Advanced Configurations in PyCaret
PyCaret also lets you adjust the feature engineering process to fit your specific needs. Here are some advanced settings you can customize:
Custom Imputation
You can specify the imputation strategy for missing values:
clf = setup(data=data, target=‘churn’, imputation_type=‘iterative’) |
PyCaret will impute missing values using an iterative method and fill in missing data based on the values of other columns.
Custom Encoding
You can explicitly define which columns should be treated as categorical features:
clf = setup(data=data, target=‘churn’, categorical_features=[‘gender’]) |
PyCaret treats the gender column as a categorical feature and applies appropriate encoding techniques
Custom Feature Selection
If you are dealing with high-dimensional data, you can enable feature selection:
clf = setup(data=data, target=‘churn’, feature_selection=True) |
PyCaret automatically selects features to identify and remove less important features.
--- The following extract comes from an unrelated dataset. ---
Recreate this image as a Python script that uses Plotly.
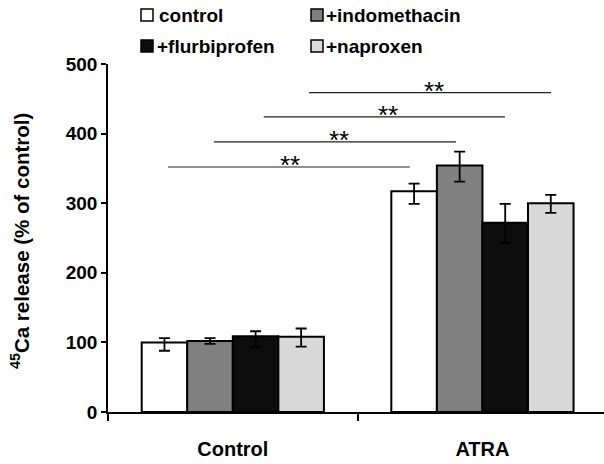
import plotly.graph_objects as go

groups = ["Control", "ATRA"]
series_names = ["control", "+indomethacin", "+flurbiprofen", "+naproxen"]
control = [100, 317]
indomethacin = [102, 354]
flurbiprofen = [109, 272]
naproxen = [108, 300]
err_plus_control = [6, 11]
err_minus_control = [12, 18]
err_plus_indo = [4, 20]
err_minus_indo = [4, 23]
err_plus_flurb = [7, 27]
err_minus_flurb = [16, 29]
err_plus_napr = [12, 12]
err_minus_napr = [14, 14]
y_ticks = [0, 100, 200, 300, 400, 500]

sig_y = [352, 388, 424, 459]
sig_x0 = [-0.26, -0.076, 0.124, 0.305]
sig_x1 = [0.709, 0.894, 1.09, 1.275]
sig_star_x = [0.228, 0.425, 0.621, 0.806]
sig_label = "**"

colors = ["#ffffff", "#808080", "#0d0d0d", "#d9d9d9"]
values = [control, indomethacin, flurbiprofen, naproxen]
eplus = [err_plus_control, err_plus_indo, err_plus_flurb, err_plus_napr]
eminus = [err_minus_control, err_minus_indo, err_minus_flurb, err_minus_napr]

FONT = "Liberation Sans, Arial, sans-serif"
W, H = 604, 464
ML, MR, MT, MB = 108, 0, 64, 52
PW, PH = W - ML - MR, H - MT - MB

def px_x(px):
    return (px - ML) / PW

def px_y(py):
    return (H - MB - py) / PH

fig = go.Figure()
for name, vals, col, ep, em in zip(series_names, values, colors, eplus, eminus):
    fig.add_trace(go.Bar(
        name=name, x=groups, y=vals,
        marker=dict(color=col, line=dict(color="black", width=2)),
        error_y=dict(type="data", symmetric=False, array=ep, arrayminus=em,
                     color="black", thickness=1.8, width=5.5),
        showlegend=False,
    ))

shapes = []
annotations = []
for y, x0, x1, sx in zip(sig_y, sig_x0, sig_x1, sig_star_x):
    shapes.append(dict(type="line", xref="x", yref="y", x0=x0, x1=x1, y0=y, y1=y,
                       line=dict(color="#222222", width=1.2)))
    annotations.append(dict(x=sx, y=y, xref="x", yref="y", text=sig_label,
                            showarrow=False, yanchor="middle", yshift=2,
                            font=dict(family=FONT, size=26, color="black")))

# legend (manual, 2x2 grid)
leg_sq_x = [141, 311, 141, 311]
leg_sq_y = [9, 9, 40, 40]
leg_txt_x = [157, 324, 155, 324]
sq = 12
for name, col, sx, sy, tx in zip(series_names, colors, leg_sq_x, leg_sq_y, leg_txt_x):
    shapes.append(dict(type="rect", xref="paper", yref="paper",
                       x0=px_x(sx), x1=px_x(sx + sq), y0=px_y(sy + sq), y1=px_y(sy),
                       fillcolor=col, line=dict(color="black", width=1.5)))
    annotations.append(dict(x=px_x(tx), y=px_y(sy + sq / 2), xref="paper", yref="paper",
                            text=name, showarrow=False, xanchor="left", yanchor="middle",
                            font=dict(family=FONT, size=19, color="black", weight="bold")))

annotations.append(dict(x=px_x(20), y=px_y(241), xref="paper", yref="paper",
                        text="<sup>45</sup>Ca release (% of control)", textangle=-90,
                        showarrow=False, xanchor="center", yanchor="middle",
                        font=dict(family=FONT, size=20.5, color="black", weight="bold")))

fig.update_layout(
    width=W, height=H,
    margin=dict(l=ML, r=MR, t=MT, b=MB, pad=0),
    paper_bgcolor="white", plot_bgcolor="white",
    barmode="group", bargap=0.27, bargroupgap=0,
    shapes=shapes, annotations=annotations,
    showlegend=False,
    font=dict(family=FONT, color="black"),
)
fig.update_xaxes(
    range=[-0.5, 1.487], showline=True, linecolor="black", linewidth=1.5,
    ticks="outside", tickson="boundaries", ticklen=7, tickwidth=1.5, tickcolor="black",
    showgrid=False, zeroline=False, ticklabelstandoff=18,
    tickfont=dict(family=FONT, size=20, color="black", weight="bold"),
)
fig.update_yaxes(
    range=[0, 500], tickvals=y_ticks, showline=True, linecolor="black", linewidth=1.5,
    ticks="outside", ticklen=5, tickwidth=1.5, tickcolor="black",
    showgrid=False, zeroline=False,
    tickfont=dict(family=FONT, size=19, color="black", weight="bold"),
)
fig.write_html(
    "out.html",
    config={"displayModeBar": False},
    post_script="document.body.style.margin='0';document.body.style.overflow='hidden';",
)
Benefits of Automated Feature Engineering in PyCaret
Some of the benefits of using PyCaret in conjunction with its automated feature engineering functionality include:
- Efficiency: PyCaret automates many time-consuming tasks such as handling missing data, encoding variables, and scaling features
- Consistency: Automating repetitive tasks ensures that preprocessing steps are consistent across different datasets, reducing the risk of errors and ensuring reliable results
- Improved Model Performance: By automatically engineering features and uncovering hidden patterns, PyCaret can significantly boost the predictive performance of models, leading to more accurate predictions
- Ease of Use: With its intuitive interface, PyCaret makes feature engineering accessible to both novice and experienced users, enabling them to build powerful machine learning models with minimal effort
Best Practices and Considerations
Keep these best practices and other considerations in mind when working on your automated feature engineering workflow:
- Understand the Defaults: It’s important to understand PyCaret’s default settings so that you can adjust them based on your specific requirements
- Evaluate Feature Impact: Always assess the impact of engineered features on model performance, and use tools like visualizations and interpretability methods to ensure that the transformations are beneficial
- Fine-Tune Parameters: Experiment with different settings in the setup() function to find the optimal configuration for your dataset and modeling task
- Monitor Overfitting: Be cautious about overfitting when using automated feature interactions and polynomial features; cross-validation techniques can help mitigate this risk
Conclusion
Automated feature engineering in PyCaret simplifies machine learning by handling tasks like filling missing values, encoding categorical data, scaling features, and detecting outliers. It helps both beginners and experts build models faster. PyCaret also creates feature interactions, reduces dimensions, and selects important features to improve performance. Its user-friendly interface and customizable options make it flexible and efficient.
Use PyCaret to speed up your machine learning projects and get better results with less effort.